Брюнетка некоторое время следовала за ним, но, удостоверившись, что араб уходит надолго — достаточно надолго для ее целей, — поспешила обратно, к дому с занавешенными окнами. Вскрыв отмычкой входную дверь, она прокралась по лестнице на третий этаж, где поселился Мавритания.
Комната, куда она шагнула, справившись с замком, скорее напоминала шатер в пустынях Аравии или в сердце Сахары. Даже ковер подавался под ногами, словно лежал на мягком песке. Ковры затягивали стены и потолок, грозя обрушиться на голову незваному гостю давящей грудой, ковры завешивали окна, объясняя, почему в них никогда не горит свет. Неприметная брюнетка даже замерла на миг, впитывая необычную обстановку, прежде чем, тряхнув головой, приняться за работу. Ежеминутно прислушиваясь — не идет ли кто? — она методично, дюйм за дюймом обыскала комнату.
Джон Смит сидел у кровати Марти. В тусклом больничном свете его друг казался особенно маленьким и беззащитным. За дверями палаты интенсивной терапии к двоим жандармам присоединился охранник в штатском.
Простыни и покрывала были безупречно отглажены, ни единой морщинки не было на них, словно Марти не шевелился с той минуты, как его уложили в кровать. Но это впечатление было ложным. По временам больной уже двигался самостоятельно, хотя в сознание не приходил, а кроме того, с ним регулярно занимались физиотерапевты. Джон знал об этом из истории болезни, в которую заглянул, едва явившись в госпиталь Помпиду. Если верить компьютеру, состояние пациента неуклонно улучшалось, и вскоре его уже можно будет перевести из реанимации, даже если он и не придет в себя.
— Привет, Марти. — Джон с трудом улыбнулся. Он взял друга за руку, стиснув сухие, горячие пальцы, и воспоминания детских, а позже — школьных лет вновь нахлынули на него. Раз за разом он повторял один и тот же рассказ, все более и более детально, восстанавливая мелочи, давно стершиеся из памяти, пытаясь тем самым стимулировать дремлющий мозг Марти.
— В последний раз мы с тобой смогли нормально поболтать, — прерывая себя, проговорил Джон, осененный идеей, — когда ты еще был дома, в Вашингтоне. — Он помолчал, вглядываясь в лицо спящего. — Я слышал, ты сам сел на самолет и прилетел в Париж. Я впечатлен, ей-богу. Мне-то удалось уговорить тебя подойти к аэропорту, только когда у нас на хвосте сидели наемные убийцы. Помнишь? А теперь ты здесь, в Париже...
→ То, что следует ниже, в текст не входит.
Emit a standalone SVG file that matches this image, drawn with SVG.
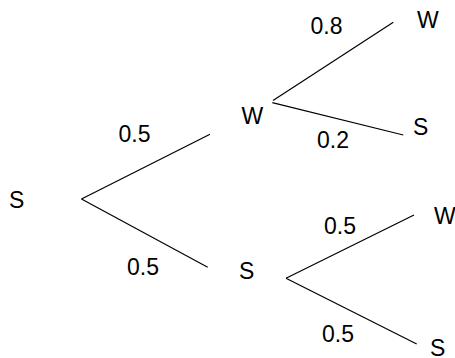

Он сделал паузу, надеясь, что название города вызовет какую-то реакцию. Но лицо Марти оставалось похожим на маску.
— И ты работаешь в Пастеровском... — продолжил Джон.
Впервые ему удалось вызвать реакцию. Слово «Пастеровский» будто гальванизировало Марти. Веки спящего дрогнули...
— Ты, наверное, и не догадываешься, откуда я это знаю, — говорил Джон, чувствуя, как пробуждается в его груди надежда. — Дочь Эмиля Шамбора...
При упоминании французского биохимика губы Марти затрепетали.
— ...рассказала, что ты без приглашения явился к ее отцу в лабораторию. Просто зашел и вызвался помочь.
Ему показалось, будто Марти пытается произнести что-то.
— Что, Марти? — Джон возбужденно склонился к нему. — Я знаю, ты хочешь что-то сказать мне. О Пастеровском и о докторе Шамборе, да? Постарайся, Марти. Постарайся. Расскажи мне, что случилось. Расскажи о ДНК-компьютере. Ты можешь!
Губы спящего разомкнулись на миг, щеки залил живой румянец. Все тело напряглось в попытке выразить ускользающую мысль, поймать первое слово. Джону доводилось раньше наблюдать, как выходят из комы. Иные просыпались мгновенно и сразу приходили в себя, другим же требовались дни и недели, чтобы восстановить мыслительные процессы, подобно тому, как приходится тренировать ослабевшие от долгого бездействия мышцы.
Пальцы Марти стиснули ладонь Джона, но, прежде чем тот успел ответить на пожатие, вновь обмякли. На лице больного отразилась глубочайшая усталость. Отчаянная, непосильная для раненого борьба вновь завершилась поражением. Джон проклял про себя тех террористов, что стояли за этим преступлением, и, не выпуская руки Марти из своих, продолжил неторопливую беседу со спящим. Антисептическую тишину палаты нарушал только его негромкий голос да механический гул и пощелкивание аппаратуры. Подмаргивали, перемигивались пестроцветные индикаторы, а Джон все нанизывал на нить рассказа те же ключевые слова: «Эмиль Шамбор» и «Пастеровский институт».